# Data provided
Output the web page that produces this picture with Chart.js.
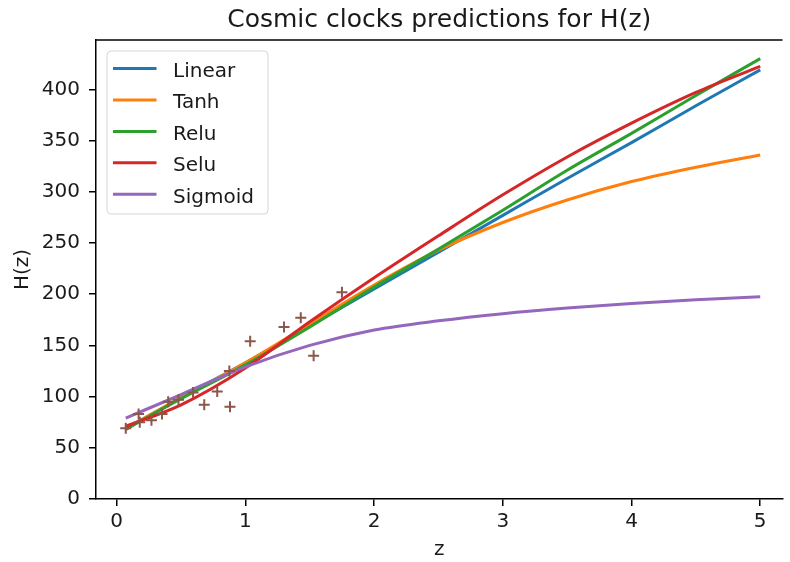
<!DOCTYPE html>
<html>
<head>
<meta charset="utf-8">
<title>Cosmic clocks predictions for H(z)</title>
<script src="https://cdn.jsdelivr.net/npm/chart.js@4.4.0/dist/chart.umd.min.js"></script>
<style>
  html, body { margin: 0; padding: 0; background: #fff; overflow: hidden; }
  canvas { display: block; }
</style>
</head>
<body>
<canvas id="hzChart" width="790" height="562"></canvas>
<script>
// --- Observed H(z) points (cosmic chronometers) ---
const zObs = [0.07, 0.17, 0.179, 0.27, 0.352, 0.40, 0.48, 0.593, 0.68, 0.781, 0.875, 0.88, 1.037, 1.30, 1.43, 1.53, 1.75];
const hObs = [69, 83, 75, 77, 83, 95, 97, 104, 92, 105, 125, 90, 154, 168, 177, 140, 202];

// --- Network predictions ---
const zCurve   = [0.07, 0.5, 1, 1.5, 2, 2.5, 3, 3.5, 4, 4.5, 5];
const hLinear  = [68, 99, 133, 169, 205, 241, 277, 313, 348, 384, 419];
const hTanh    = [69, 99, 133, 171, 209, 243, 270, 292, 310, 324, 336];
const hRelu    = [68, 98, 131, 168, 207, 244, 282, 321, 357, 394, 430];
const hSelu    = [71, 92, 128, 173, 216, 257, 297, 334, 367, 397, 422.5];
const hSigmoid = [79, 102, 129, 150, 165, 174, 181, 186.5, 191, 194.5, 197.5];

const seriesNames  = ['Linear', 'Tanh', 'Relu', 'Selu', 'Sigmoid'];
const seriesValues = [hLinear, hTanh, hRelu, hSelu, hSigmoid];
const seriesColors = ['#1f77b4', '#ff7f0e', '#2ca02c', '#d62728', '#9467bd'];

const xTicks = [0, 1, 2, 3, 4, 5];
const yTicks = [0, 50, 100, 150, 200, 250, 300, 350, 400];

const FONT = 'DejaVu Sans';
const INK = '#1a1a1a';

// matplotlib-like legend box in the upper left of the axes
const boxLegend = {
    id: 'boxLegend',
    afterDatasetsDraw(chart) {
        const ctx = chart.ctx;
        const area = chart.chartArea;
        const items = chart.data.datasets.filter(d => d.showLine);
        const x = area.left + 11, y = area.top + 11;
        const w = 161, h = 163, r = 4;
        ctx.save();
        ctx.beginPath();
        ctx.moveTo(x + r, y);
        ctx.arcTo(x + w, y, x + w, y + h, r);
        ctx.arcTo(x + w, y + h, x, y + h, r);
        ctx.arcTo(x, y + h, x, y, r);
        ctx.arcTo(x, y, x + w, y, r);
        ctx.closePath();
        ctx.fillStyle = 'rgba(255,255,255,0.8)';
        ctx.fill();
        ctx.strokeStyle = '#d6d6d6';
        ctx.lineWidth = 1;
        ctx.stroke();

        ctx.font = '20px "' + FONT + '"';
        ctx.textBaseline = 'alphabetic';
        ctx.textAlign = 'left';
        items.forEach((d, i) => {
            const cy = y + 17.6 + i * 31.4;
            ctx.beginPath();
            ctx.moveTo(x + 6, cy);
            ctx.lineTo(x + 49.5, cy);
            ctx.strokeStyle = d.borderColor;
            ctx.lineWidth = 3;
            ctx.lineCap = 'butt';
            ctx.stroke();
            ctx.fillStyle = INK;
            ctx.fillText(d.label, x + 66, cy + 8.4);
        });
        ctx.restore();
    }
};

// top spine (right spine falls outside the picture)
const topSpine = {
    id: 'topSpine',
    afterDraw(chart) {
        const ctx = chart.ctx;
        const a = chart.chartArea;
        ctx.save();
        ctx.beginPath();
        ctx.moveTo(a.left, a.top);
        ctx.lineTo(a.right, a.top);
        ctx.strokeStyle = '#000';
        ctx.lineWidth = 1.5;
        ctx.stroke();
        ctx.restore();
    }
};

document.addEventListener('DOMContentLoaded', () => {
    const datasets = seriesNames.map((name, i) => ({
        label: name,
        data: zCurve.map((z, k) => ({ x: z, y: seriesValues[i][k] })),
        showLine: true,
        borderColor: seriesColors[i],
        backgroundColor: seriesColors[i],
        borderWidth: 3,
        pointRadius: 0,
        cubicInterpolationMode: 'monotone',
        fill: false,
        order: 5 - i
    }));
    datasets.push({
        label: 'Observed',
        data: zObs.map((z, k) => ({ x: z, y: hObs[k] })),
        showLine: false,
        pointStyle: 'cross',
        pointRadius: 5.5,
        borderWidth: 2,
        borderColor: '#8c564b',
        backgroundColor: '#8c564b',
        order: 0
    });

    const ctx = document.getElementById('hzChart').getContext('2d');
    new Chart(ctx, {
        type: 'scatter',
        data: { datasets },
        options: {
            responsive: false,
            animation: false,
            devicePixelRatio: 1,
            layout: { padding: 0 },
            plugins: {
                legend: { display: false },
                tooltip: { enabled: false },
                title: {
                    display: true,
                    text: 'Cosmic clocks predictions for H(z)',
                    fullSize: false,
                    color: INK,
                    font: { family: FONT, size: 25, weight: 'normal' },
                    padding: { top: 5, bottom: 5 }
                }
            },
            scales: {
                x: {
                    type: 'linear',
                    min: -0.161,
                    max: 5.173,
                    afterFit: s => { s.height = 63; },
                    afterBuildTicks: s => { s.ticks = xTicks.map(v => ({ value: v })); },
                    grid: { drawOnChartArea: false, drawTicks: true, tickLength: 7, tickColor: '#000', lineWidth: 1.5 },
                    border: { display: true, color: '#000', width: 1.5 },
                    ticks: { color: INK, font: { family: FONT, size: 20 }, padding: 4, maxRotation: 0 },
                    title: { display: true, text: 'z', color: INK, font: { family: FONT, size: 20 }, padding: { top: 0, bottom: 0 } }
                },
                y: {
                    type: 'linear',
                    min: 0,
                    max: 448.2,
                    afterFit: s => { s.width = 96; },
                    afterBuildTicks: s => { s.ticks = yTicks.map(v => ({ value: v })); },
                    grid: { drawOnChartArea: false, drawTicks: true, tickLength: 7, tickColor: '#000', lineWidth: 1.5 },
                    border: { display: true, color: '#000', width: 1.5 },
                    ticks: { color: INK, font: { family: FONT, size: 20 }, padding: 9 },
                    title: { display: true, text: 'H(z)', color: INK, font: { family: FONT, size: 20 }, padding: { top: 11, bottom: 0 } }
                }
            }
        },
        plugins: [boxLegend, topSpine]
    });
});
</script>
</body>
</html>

# Problem requirements
Emit the lines of the material exactly, from its first line to the line containing "const INK = '#1a1a1a';", inclusive; leave every picture out.

# Task answer
Output the web page that produces this picture with Chart.js.
<!DOCTYPE html>
<html>
<head>
<meta charset="utf-8">
<title>Cosmic clocks predictions for H(z)</title>
<script src="https://cdn.jsdelivr.net/npm/chart.js@4.4.0/dist/chart.umd.min.js"></script>
<style>
  html, body { margin: 0; padding: 0; background: #fff; overflow: hidden; }
  canvas { display: block; }
</style>
</head>
<body>
<canvas id="hzChart" width="790" height="562"></canvas>
<script>
// --- Observed H(z) points (cosmic chronometers) ---
const zObs = [0.07, 0.17, 0.179, 0.27, 0.352, 0.40, 0.48, 0.593, 0.68, 0.781, 0.875, 0.88, 1.037, 1.30, 1.43, 1.53, 1.75];
const hObs = [69, 83, 75, 77, 83, 95, 97, 104, 92, 105, 125, 90, 154, 168, 177, 140, 202];

// --- Network predictions ---
const zCurve   = [0.07, 0.5, 1, 1.5, 2, 2.5, 3, 3.5, 4, 4.5, 5];
const hLinear  = [68, 99, 133, 169, 205, 241, 277, 313, 348, 384, 419];
const hTanh    = [69, 99, 133, 171, 209, 243, 270, 292, 310, 324, 336];
const hRelu    = [68, 98, 131, 168, 207, 244, 282, 321, 357, 394, 430];
const hSelu    = [71, 92, 128, 173, 216, 257, 297, 334, 367, 397, 422.5];
const hSigmoid = [79, 102, 129, 150, 165, 174, 181, 186.5, 191, 194.5, 197.5];

const seriesNames  = ['Linear', 'Tanh', 'Relu', 'Selu', 'Sigmoid'];
const seriesValues = [hLinear, hTanh, hRelu, hSelu, hSigmoid];
const seriesColors = ['#1f77b4', '#ff7f0e', '#2ca02c', '#d62728', '#9467bd'];

const xTicks = [0, 1, 2, 3, 4, 5];
const yTicks = [0, 50, 100, 150, 200, 250, 300, 350, 400];

const FONT = 'DejaVu Sans';
const INK = '#1a1a1a';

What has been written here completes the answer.